For more than four decades, Shane Titus has been helping create fish habitats in the Allegheny Reservoir — one Christmas tree at a time.
This year, Titus, the Seneca Nation of Indians fisheries manager for the Allegany Territory, has been part of a significant effort to improve habitats, connect landlocked sections of water to the reservoir and use passive erosion-control structures at creek mouths.
“I’ve been camping here for 43 years,” Titus said, pointing to an area behind a dock that normally would be jutting into the waters of the reservoir in a large cove. There was a pile of what looked like Christmas trees sitting on the bottom of the reservoir, where grass is quickly growing.
“I started putting Christmas trees in the reservoir when I was a kid,” Titus said.
He’s still doing it. But the trees only last a couple of years underwater, where they provide shelter and food for small fish that use the cove as a nursery.
Titus wrote a grant request to the National Fish and Wildlife Foundation, which awarded the Seneca Nation a $350,000 grant, which leveraged another $225,000 from other sources including the Seneca Nation.
On Monday morning, Titus and Allegany Territory Conservation Manager Larry Becelia checked on new artificial habitat structures and channels to connect landlocked portions of the reservoir.
The artificial structures, designed to mimic natural habitat, consists of cut-up scrap vinyl siding anchored in concrete poured into a piece of 4-inch drainage pipe. More than 2,300 of the pipes are secured in holes drilled into the reservoir bottom.
Many were installed in the winter, when the reservoir level is low. This year’s drought has left many parts of the reservoir more than 10 feet below the normal summer pool level. With the reservoir level about a month ahead of schedule, more are being installed.

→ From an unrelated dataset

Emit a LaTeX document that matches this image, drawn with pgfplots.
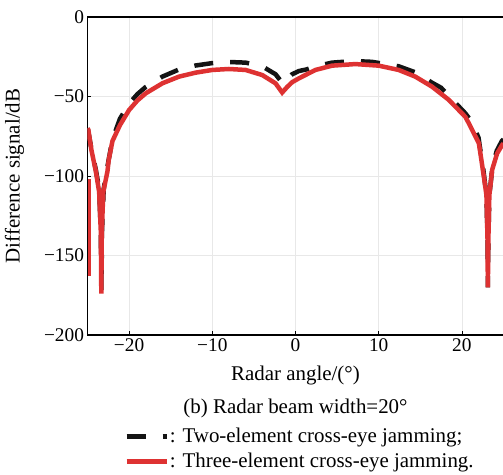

As soon as the bottom dries out again, a mini excavator will be brought in to deepen ditches that will reconnect the isolated water sections to the reservoir.
“We lose fish every year due to evaporation, lack of oxygen and predation,” Titus said. “We’re opening up ways so they will drain and the fish won’t get stranded.”
Titus, who relies on his experience and common sense in his job, started researching artificial habitats six or seven years ago. He came across Fishiding, a Wonder Lake, Ill., company that turned scrap PVC and vinyl siding into fish habitat. When the grant came through, Titus looked to the company for part of the project.
It turns out that this vinyl, after being bent into more flexible shapes that mimic underwater plants, not only provides protection for small fish — the algae that clings to the artificial habitat also provides a source of food for fish and invertebrates. Several area youths were hired by the nation this summer to “bend” the vinyl pieces, Titus said.
Fishers soon learn the artificial strictures draw fish. They’re also a little more forgiving with fishing lures because the hooks often slide off rather than getting snagged on a tree branch.
“It works,” Titus said. “It will last for my lifetime.”
The biggest beneficiaries at this location on the east side of the reservoir off Route 280 seem to be crappies, or calico basses and perches. Several other species use the cove at one time or another, including walleyes and smallmouth and largemouth basses.
There are many benefits of shallow-water nurseries, Titus said. Not only do many fish spawn in the gravel areas beneath the surface that were once roads or railroads, but newly feeding fish also grow and survive longer in the protected areas before going out into the main part of the reservoir.
Besides extending channels to the landlocked areas of the reservoir, erosion control is another important phase of the project. Clusters of posts near the mouth of a creek will trap debris and help stabilize the area, Titus said.
“It’s my passion,” Titus said of his dreams of improving the fisheries. “I grew up here. It’s our culture. Our heritage.”
Walking down an old railroad bed usually beneath the surface of the reservoir, Titus points out nests fish have made in the gravel.
Titus, a Salamanca High School graduate who joined the military and was later involved in sales, said the job is where he wants to be. He got some hands-on experience with Department of Environmental Conservation fisheries staff and later joined the Seneca fisheries law enforcement team.
Several years ago, Titus asked his boss if he could draw up a grant for a walleye hatchery. That was successful. Now turtles and hellbenders are also being raised at Seneca hatcheries, he said.
“We’re two-thirds of the way finished with the project,” which will continue into the winter months while the reservoir level is still low, Titus said.